GARDENING: heady heady heay d
If the recent confinement has highlighted anything it`s the joy of being surrounded by your own fresh fruit and vegetables, and the creative buzz that comes with it.
The knowledge that they`ve been raised organically and are not
too difficult to grow is so reassuring. Okay, so the potatoes might be smaller than you anticipated and there may be a wonky carrot or two, but just close your eyes and taste them. Good eh!
Featured in recent media items and the substance of homely television programmes, this pleasurable pursuit will have brought even more would-be gardeners onside. A lifetime interest can begin with the thrill that accompanies tasting the first successful salad crops, radish, and lettuce perhaps, and grows as more ambitious targets drive us forward.
Taking on an overgrown allotment infested with perennial weeds is not
for the faint-hearted, but can be done if you`re keen. Best option for beginners is probably to ease into the pursuit gently through container gardening. This can embrace large pots, tubs, or raised beds, either bought or constructed. Each is capable of hosting edible or ornamental plants. However, remember that the roots of any container-grown plant will remain confined and cannot go foraging deep into the soil for food or moisture as do those in open land. So, you must compensate with regular watering and feeding during the growing season. Also note when filling any container, that the bulky nature of organic matter and a soil-based compost are most effective
for moisture retention.
Dwarf fruit trees and bushes were created for such situations and can deliver a substantial patio crop. When growing these or ornamental shrubs in a large container, I first ensure there`s adequate drainage from a layer of crocks or pebbles at the base, then, in the absence of weathered manure or compost, add a thick piece of turf, grass facing down, before compost and planting. Thankfully, the gardening trade caters for all. If you wish to raise certain vegetables or ornamental plants from seed to maturity that`s fine. Follow the instructions on the packet or glean further information from the firm`s catalogue. But it`s much easier to buy young plug-plants and give yourself a head start. These come in various sizes from mini to jumbo, increasing in size and price as the season progresses.
Vegetable growing has become much easier as the range of plug plants available has increased. Gardening outlets sell these in handy-sized packs so, rather than wait patiently in hope that all the seeds sown in an outdoor drill will germinate, you can plant a row instantly. However, timing is all important.

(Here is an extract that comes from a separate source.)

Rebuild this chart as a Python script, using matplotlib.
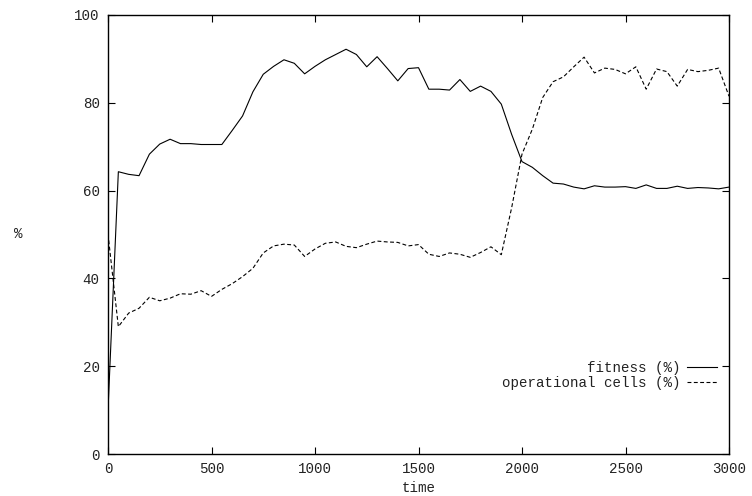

For example, given our relatively short growing season, sweet corn
plants need to be in my garden by the beginning of June to stand a chance of developing mature cobs for September harvesting. They were raised in the greenhouse from pot-sown seed in mid-March and subsequently planted-out. They`re currently on course, standing almost one metre tall with thick stems topped by tassels of flower and lower cobs fattening. This said, the pencil-thin plants I saw on sale in small trays last week, have little chance of reaching maturity unless we experience an Indian summer.
Similarly, most winter vegetables should be out in the garden by this
time. If they`re at the seedling stage they need to catch-up. Leeks appreciate an early start, say late May to June. June is best for Brussels sprouts, but all our veggie beds were full at that time, so we have grown them on in pots for mid- July planting. The same applies to purple sprouting broccoli and the winter cabbages. In each of these cases the earlier sowing time was critical in having the plants ready for outdoor action now.
Generous advice abounds, and it`s worth listening to others who`ve
excelled with a crop but do remember that in gardening there are often several routes to success with the same plant. If a certain method of cultivation works for you then stick with it. And don`t give up because of a perceived failure, we all have them.
I`ve recently dug out a blight-infected potato, consumed the produce
and disposed of the offending plant material. It was caught early, and the remainder of the crop is fine but constantly monitored.
For every little setback something positive turns up and it`s arrived this time in the performance of the `Little Gem` lettuce, which, given space, is a heart-forming type. In mid-June I sowed it in a module tray, a pinch of seed to each cell, and planted the resultant plugs in two rows outdoors. My how they`ve advanced! We`re picking them as a leaf lettuce which is deliciously sweet and will eventually have the bonus of hearts to harvest. This is one plant that is living up to its name!